Streaming Tables to CSV

How can I stream some rows to a CSV file (i.e. I have an iterator that creates rows, and I want those rows to be written to a file without requiring enough memory for all of the rows).

It seems like the CSV.jl library is designed to write a stream of data from an in-memory table, but it is not capable of streaming data from a streaming table:

CSV.RowWriter(table; kwargs...)

This table must implement Tables.jl interface, which seems like a low level interface library primarily implemented by DataFrames.jl. I can’t find a way to make a DataFrame that is generated dynamically row by row, such as when the data size is too large to fit in memory.

https://csv.juliadata.org/stable/writing.html

Is a loop that calls print too slow?

My impression is that a lot of the optimizations in the CSV package would be inapplicable to writing row by row, so another alternative would be to write the data in chunks: save a few thousand rows to an array or a DataTable and call CSV.write, then move on to the next chunk (re-using/over-writing the same memory buffer for every chunk).

Calling print isn’t too slow — I just want to leverage the CSV library so I don’t have to write my own escaping/delimiter logic.

I guess I can implement chunking, it just seems like it increases the complexity of what I’m doing.

The writedlm function in the DelimitedFiles standard library accepts “an iterable collection of iterable rows”.
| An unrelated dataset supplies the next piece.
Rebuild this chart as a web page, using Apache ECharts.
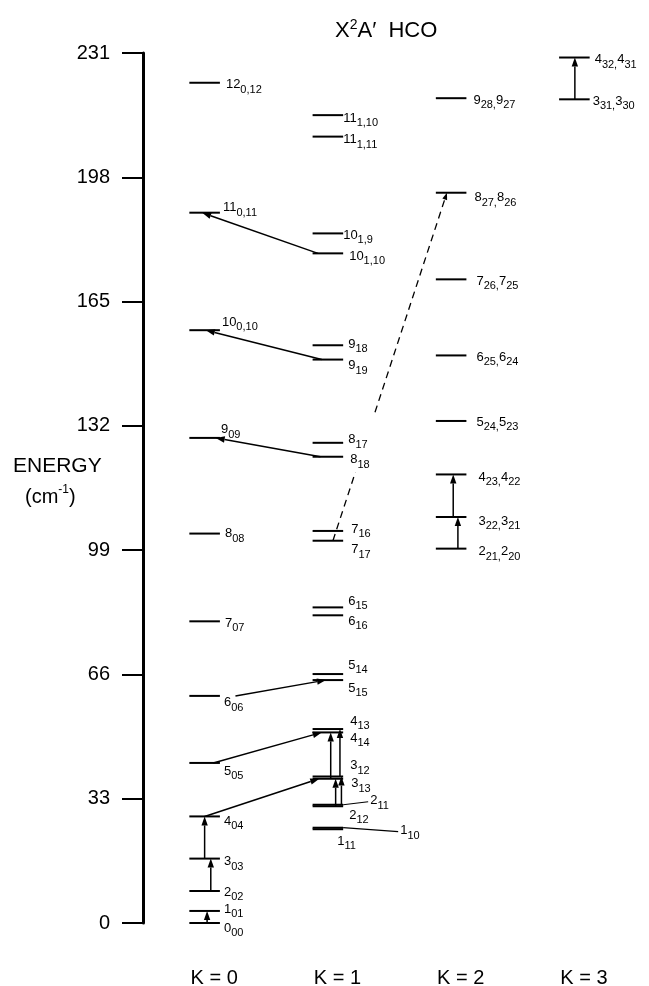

The main reasons to use CSV.jl instead of DelimitedFiles are performance and Tables.jl support. Since it seems you need neither of these, I would just use DelimitedFiles.

3 Likes

An iterator of named tuples would be a valid (and lazy) Tables.jl table:

get_row(n) = (; col1="hi $n", col2=n^2)
table = (get_row(n) for n=1:100)

Definitely not used just by DataFrames!

4 Likes

Thanks! I think @stevengj 's suggestion to use writedlm definitely work for what I’m doing, but this is exactly what I was asking about.

1 Like

A better solution is to pass the dataframe to be written to the function eachrow() in the argument of either writedlm() or CSV.write():

# first with writedlm from DelimitedFiles
writedlm("path_to_save_folder/file_name.csv", eachrow(dataframe))
# now with CSV.write 
CSV.write("path_to_save_folder/file_name.csv", eachrow(dataframe))

Both work well but I experienced a sudden overshoot in memory for writedlm(), which did not happen for CSV.write().